• Required work:
Copy out the data exactly, leaving the pictures behind.

• Material:
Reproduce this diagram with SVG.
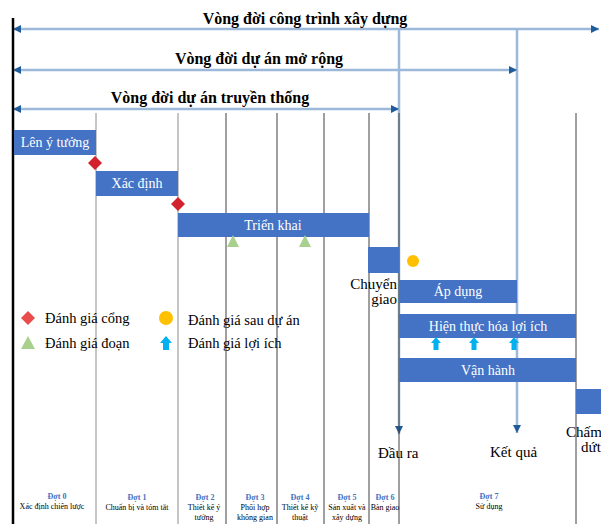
<svg xmlns="http://www.w3.org/2000/svg" width="601" height="524" viewBox="0 0 601 524">
<style>
.title{font-family:"Liberation Serif",serif;font-weight:bold;font-size:16px;fill:#000;text-anchor:middle}
.bar{fill:#4472C4}
.bt{font-family:"Liberation Serif",serif;font-size:14px;fill:#fff;text-anchor:middle}
.lt{font-family:"Liberation Serif",serif;font-size:15px;fill:#000}
.leg{font-family:"Liberation Serif",serif;font-size:14.5px;fill:#000}
.grid{stroke:#404040;stroke-width:1}
.gridl{stroke:#8C8C8C;stroke-width:1}
.life{stroke:#9DB9DA;stroke-width:2.5;fill:none}
.dot{font-family:"Liberation Serif",serif;font-size:8px;font-weight:bold;fill:#4472C4;text-anchor:middle}
.dd{font-family:"Liberation Serif",serif;font-size:8px;fill:#000;text-anchor:middle}
.gate{fill:#D2222D}
.stage{fill:#A9D18E}
.post{fill:#FFC000}
.ben{fill:#00B0F0}
</style>
<defs>
<marker id="ah" viewBox="0 0 10 10" refX="10" refY="5" markerWidth="10" markerHeight="8" markerUnits="userSpaceOnUse" orient="auto-start-reverse">
<path d="M0,0 L10,5 L0,10 Z" fill="#1F5C99"/>
</marker>
</defs>
<rect width="601" height="524" fill="#fff"/>
<g id="grid">
<line class="gridl" x1="96" y1="113" x2="96" y2="524"/>
<line class="gridl" x1="178" y1="113" x2="178" y2="524"/>
<line class="grid" x1="226" y1="113" x2="226" y2="524"/>
<line class="grid" x1="277" y1="113" x2="277" y2="524"/>
<line class="grid" x1="324" y1="113" x2="324" y2="524"/>
<line class="grid" x1="369" y1="113" x2="369" y2="524"/>
<line class="grid" x1="576" y1="113" x2="576" y2="524"/>
</g>
<g id="connectors">
<line class="life" x1="399" y1="29" x2="399" y2="434" marker-end="url(#ah)"/>
<line class="grid" x1="399" y1="113" x2="399" y2="524"/>
<line class="life" x1="517" y1="29" x2="517" y2="433" marker-end="url(#ah)"/>
<line class="life" x1="13" y1="29" x2="599" y2="29" marker-start="url(#ah)" marker-end="url(#ah)"/>
<line class="life" x1="13" y1="70" x2="517" y2="70" marker-start="url(#ah)" marker-end="url(#ah)"/>
<line class="life" x1="13" y1="109" x2="399" y2="109" marker-start="url(#ah)" marker-end="url(#ah)"/>
<line x1="13" y1="18" x2="13" y2="524" stroke="#000" stroke-width="2.5"/>
</g>
<g id="titles">
<text class="title" x="305" y="24">Vòng đời công trình xây dựng</text>
<text class="title" x="259" y="64">Vòng đời dự án mở rộng</text>
<text class="title" x="210" y="103">Vòng đời dự án truyền thống</text>
</g>
<g id="len-y-tuong"><rect class="bar" x="14" y="130" width="82" height="25"/><text class="bt" x="55" y="147">Lên ý tưởng</text></g>
<g id="xac-dinh"><rect class="bar" x="96" y="171" width="82" height="25"/><text class="bt" x="137" y="188">Xác định</text></g>
<g id="trien-khai"><rect class="bar" x="178" y="213" width="191" height="24"/><text class="bt" x="273" y="230">Triển khai</text></g>
<g id="chuyen-giao"><rect class="bar" x="368" y="247" width="31" height="26"/><text class="lt" x="397" y="289" text-anchor="end">Chuyển</text><text class="lt" x="397" y="304" text-anchor="end">giao</text></g>
<g id="ap-dung"><rect class="bar" x="399" y="280" width="118" height="23"/><text class="bt" x="458" y="296">Áp dụng</text></g>
<g id="hien-thuc"><rect class="bar" x="399" y="314" width="177" height="24"/><text class="bt" x="488" y="331">Hiện thực hóa lợi ích</text></g>
<g id="van-hanh"><rect class="bar" x="399" y="358" width="177" height="24"/><text class="bt" x="488" y="375">Vận hành</text></g>
<g id="cham-dut"><rect class="bar" x="576" y="389" width="25" height="25"/><text class="lt" x="566" y="437" font-size="14">Chấm</text><text class="lt" x="581" y="452" font-size="14">dứt</text></g>
<g id="dau-ra"><text class="lt" x="378" y="458">Đầu ra</text></g>
<g id="ket-qua"><text class="lt" x="490" y="457">Kết quả</text></g>
<g id="markers">
<path class="gate" d="M95,156 L102,163 L95,170 L88,163 Z"/>
<path class="gate" d="M178,197 L185,204 L178,211 L171,204 Z"/>
<path class="stage" d="M233,235 L239,247 L227,247 Z"/>
<path class="stage" d="M305,235 L311,247 L299,247 Z"/>
<circle class="post" cx="413" cy="261" r="6"/>
<path class="ben" d="M436,337 L441,343 L438.5,343 L438.5,350 L433.5,350 L433.5,343 L431,343 Z"/>
<path class="ben" d="M474,337 L479,343 L476.5,343 L476.5,350 L471.5,350 L471.5,343 L469,343 Z"/>
<path class="ben" d="M514,337 L519,343 L516.5,343 L516.5,350 L511.5,350 L511.5,343 L509,343 Z"/>
</g>
<g id="legend">
<path d="M28,311 L35,318 L28,325 L21,318 Z" fill="#E84C4C"/>
<text class="leg" x="45" y="323">Đánh giá cổng</text>
<path class="stage" d="M28,336 L35,349 L21,349 Z"/>
<text class="leg" x="45" y="348">Đánh giá đoạn</text>
<circle class="post" cx="166" cy="318" r="7"/>
<text class="leg" x="188" y="325">Đánh giá sau dự án</text>
<path class="ben" d="M166,336 L172,343 L169,343 L169,350 L163,350 L163,343 L160,343 Z"/>
<text class="leg" x="188" y="348">Đánh giá lợi ích</text>
</g>
<g id="phases">
<text class="dot" x="57" y="499">Đợt 0</text><text class="dd" x="52" y="509">Xác định chiến lược</text>
<text class="dot" x="137" y="500">Đợt 1</text><text class="dd" x="137" y="510">Chuẩn bị và tóm tắt</text>
<text class="dot" x="205" y="500">Đợt 2</text><text class="dd" x="204" y="510">Thiết kế ý</text><text class="dd" x="204" y="520">tưởng</text>
<text class="dot" x="255" y="500">Đợt 3</text><text class="dd" x="255" y="510">Phối hợp</text><text class="dd" x="255" y="520">không gian</text>
<text class="dot" x="300" y="500">Đợt 4</text><text class="dd" x="300" y="510">Thiết kế kỹ</text><text class="dd" x="300" y="520">thuật</text>
<text class="dot" x="347" y="500">Đợt 5</text><text class="dd" x="347" y="510">Sản xuất và</text><text class="dd" x="347" y="520">xây dựng</text>
<text class="dot" x="385" y="500">Đợt 6</text><text class="dd" x="385" y="510">Bàn giao</text>
<text class="dot" x="489" y="499">Đợt 7</text><text class="dd" x="489" y="509">Sử dụng</text>
</g>
</svg>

• Task solution:
Reproduce this diagram with SVG.
<svg xmlns="http://www.w3.org/2000/svg" width="601" height="524" viewBox="0 0 601 524">
<style>
.title{font-family:"Liberation Serif",serif;font-weight:bold;font-size:16px;fill:#000;text-anchor:middle}
.bar{fill:#4472C4}
.bt{font-family:"Liberation Serif",serif;font-size:14px;fill:#fff;text-anchor:middle}
.lt{font-family:"Liberation Serif",serif;font-size:15px;fill:#000}
.leg{font-family:"Liberation Serif",serif;font-size:14.5px;fill:#000}
.grid{stroke:#404040;stroke-width:1}
.gridl{stroke:#8C8C8C;stroke-width:1}
.life{stroke:#9DB9DA;stroke-width:2.5;fill:none}
.dot{font-family:"Liberation Serif",serif;font-size:8px;font-weight:bold;fill:#4472C4;text-anchor:middle}
.dd{font-family:"Liberation Serif",serif;font-size:8px;fill:#000;text-anchor:middle}
.gate{fill:#D2222D}
.stage{fill:#A9D18E}
.post{fill:#FFC000}
.ben{fill:#00B0F0}
</style>
<defs>
<marker id="ah" viewBox="0 0 10 10" refX="10" refY="5" markerWidth="10" markerHeight="8" markerUnits="userSpaceOnUse" orient="auto-start-reverse">
<path d="M0,0 L10,5 L0,10 Z" fill="#1F5C99"/>
</marker>
</defs>
<rect width="601" height="524" fill="#fff"/>
<g id="grid">
<line class="gridl" x1="96" y1="113" x2="96" y2="524"/>
<line class="gridl" x1="178" y1="113" x2="178" y2="524"/>
<line class="grid" x1="226" y1="113" x2="226" y2="524"/>
<line class="grid" x1="277" y1="113" x2="277" y2="524"/>
<line class="grid" x1="324" y1="113" x2="324" y2="524"/>
<line class="grid" x1="369" y1="113" x2="369" y2="524"/>
<line class="grid" x1="576" y1="113" x2="576" y2="524"/>
</g>
<g id="connectors">
<line class="life" x1="399" y1="29" x2="399" y2="434" marker-end="url(#ah)"/>
<line class="grid" x1="399" y1="113" x2="399" y2="524"/>
<line class="life" x1="517" y1="29" x2="517" y2="433" marker-end="url(#ah)"/>
<line class="life" x1="13" y1="29" x2="599" y2="29" marker-start="url(#ah)" marker-end="url(#ah)"/>
<line class="life" x1="13" y1="70" x2="517" y2="70" marker-start="url(#ah)" marker-end="url(#ah)"/>
<line class="life" x1="13" y1="109" x2="399" y2="109" marker-start="url(#ah)" marker-end="url(#ah)"/>
<line x1="13" y1="18" x2="13" y2="524" stroke="#000" stroke-width="2.5"/>
</g>
<g id="titles">
<text class="title" x="305" y="24">Vòng đời công trình xây dựng</text>
<text class="title" x="259" y="64">Vòng đời dự án mở rộng</text>
<text class="title" x="210" y="103">Vòng đời dự án truyền thống</text>
</g>
<g id="len-y-tuong"><rect class="bar" x="14" y="130" width="82" height="25"/><text class="bt" x="55" y="147">Lên ý tưởng</text></g>
<g id="xac-dinh"><rect class="bar" x="96" y="171" width="82" height="25"/><text class="bt" x="137" y="188">Xác định</text></g>
<g id="trien-khai"><rect class="bar" x="178" y="213" width="191" height="24"/><text class="bt" x="273" y="230">Triển khai</text></g>
<g id="chuyen-giao"><rect class="bar" x="368" y="247" width="31" height="26"/><text class="lt" x="397" y="289" text-anchor="end">Chuyển</text><text class="lt" x="397" y="304" text-anchor="end">giao</text></g>
<g id="ap-dung"><rect class="bar" x="399" y="280" width="118" height="23"/><text class="bt" x="458" y="296">Áp dụng</text></g>
<g id="hien-thuc"><rect class="bar" x="399" y="314" width="177" height="24"/><text class="bt" x="488" y="331">Hiện thực hóa lợi ích</text></g>
<g id="van-hanh"><rect class="bar" x="399" y="358" width="177" height="24"/><text class="bt" x="488" y="375">Vận hành</text></g>
<g id="cham-dut"><rect class="bar" x="576" y="389" width="25" height="25"/><text class="lt" x="566" y="437" font-size="14">Chấm</text><text class="lt" x="581" y="452" font-size="14">dứt</text></g>
<g id="dau-ra"><text class="lt" x="378" y="458">Đầu ra</text></g>
<g id="ket-qua"><text class="lt" x="490" y="457">Kết quả</text></g>
<g id="markers">
<path class="gate" d="M95,156 L102,163 L95,170 L88,163 Z"/>
<path class="gate" d="M178,197 L185,204 L178,211 L171,204 Z"/>
<path class="stage" d="M233,235 L239,247 L227,247 Z"/>
<path class="stage" d="M305,235 L311,247 L299,247 Z"/>
<circle class="post" cx="413" cy="261" r="6"/>
<path class="ben" d="M436,337 L441,343 L438.5,343 L438.5,350 L433.5,350 L433.5,343 L431,343 Z"/>
<path class="ben" d="M474,337 L479,343 L476.5,343 L476.5,350 L471.5,350 L471.5,343 L469,343 Z"/>
<path class="ben" d="M514,337 L519,343 L516.5,343 L516.5,350 L511.5,350 L511.5,343 L509,343 Z"/>
</g>
<g id="legend">
<path d="M28,311 L35,318 L28,325 L21,318 Z" fill="#E84C4C"/>
<text class="leg" x="45" y="323">Đánh giá cổng</text>
<path class="stage" d="M28,336 L35,349 L21,349 Z"/>
<text class="leg" x="45" y="348">Đánh giá đoạn</text>
<circle class="post" cx="166" cy="318" r="7"/>
<text class="leg" x="188" y="325">Đánh giá sau dự án</text>
<path class="ben" d="M166,336 L172,343 L169,343 L169,350 L163,350 L163,343 L160,343 Z"/>
<text class="leg" x="188" y="348">Đánh giá lợi ích</text>
</g>
<g id="phases">
<text class="dot" x="57" y="499">Đợt 0</text><text class="dd" x="52" y="509">Xác định chiến lược</text>
<text class="dot" x="137" y="500">Đợt 1</text><text class="dd" x="137" y="510">Chuẩn bị và tóm tắt</text>
<text class="dot" x="205" y="500">Đợt 2</text><text class="dd" x="204" y="510">Thiết kế ý</text><text class="dd" x="204" y="520">tưởng</text>
<text class="dot" x="255" y="500">Đợt 3</text><text class="dd" x="255" y="510">Phối hợp</text><text class="dd" x="255" y="520">không gian</text>
<text class="dot" x="300" y="500">Đợt 4</text><text class="dd" x="300" y="510">Thiết kế kỹ</text><text class="dd" x="300" y="520">thuật</text>
<text class="dot" x="347" y="500">Đợt 5</text><text class="dd" x="347" y="510">Sản xuất và</text><text class="dd" x="347" y="520">xây dựng</text>
<text class="dot" x="385" y="500">Đợt 6</text><text class="dd" x="385" y="510">Bàn giao</text>
<text class="dot" x="489" y="499">Đợt 7</text><text class="dd" x="489" y="509">Sử dụng</text>
</g>
</svg>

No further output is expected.